Good day to everyone,

I'm trying to make a verbatim block of text with copiable leading spaces so that students can just copy my Python code snippets into their IDE. I believe the question has been asked before (though I confess I can't find the right search terms to find the answer again). I get that PDFs are not the optimal way to give code to students (which is why for longer snippets, I just give them the files or I attach them into the PDF), but for short snippets it would be so much simpler...

I recently stumbled onto this article: https://www.overleaf.com/latex/examples/using-luatex-to-convert-interword-glue-to-spaces-and-kerns/sfdkdkybrvkv wherein the author replaces the TeX glue with spaces and kerning. I was wondering whether the same idea could be applied within the typing environment but making a primitive verbatim environment using \obeylines and \obeyspaces did not result in copiable spaces.
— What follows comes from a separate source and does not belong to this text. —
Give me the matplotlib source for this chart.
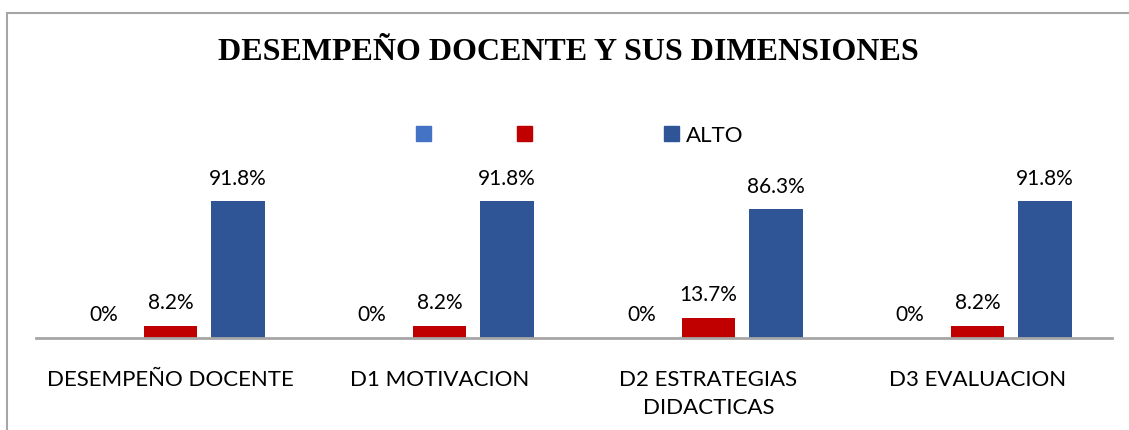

Unfortunately, whilst I have some concepts of how luatex works on the input file, the step wherein a pdf is formed is fairly misterious to me, meaning I can't really understand the Lua code from said article (https://gist.github.com/Semptum/076cca71bc251ebe19ff96c5effca3cb).

Hence, my three questions:

 - Is it even realistic to make such a typing environment?
 - What would be the best path to do so?
 - Can someone recommend some reading material specifically about this kind of typographical adjustments using LuaTex? Stuff like adjusting the glyphs's position, replacing characters with combined characters etc... Sorry if that's a bit vague, as you can see from the rest of the message, I never really went too deep into the later stages of the TeX pipeline.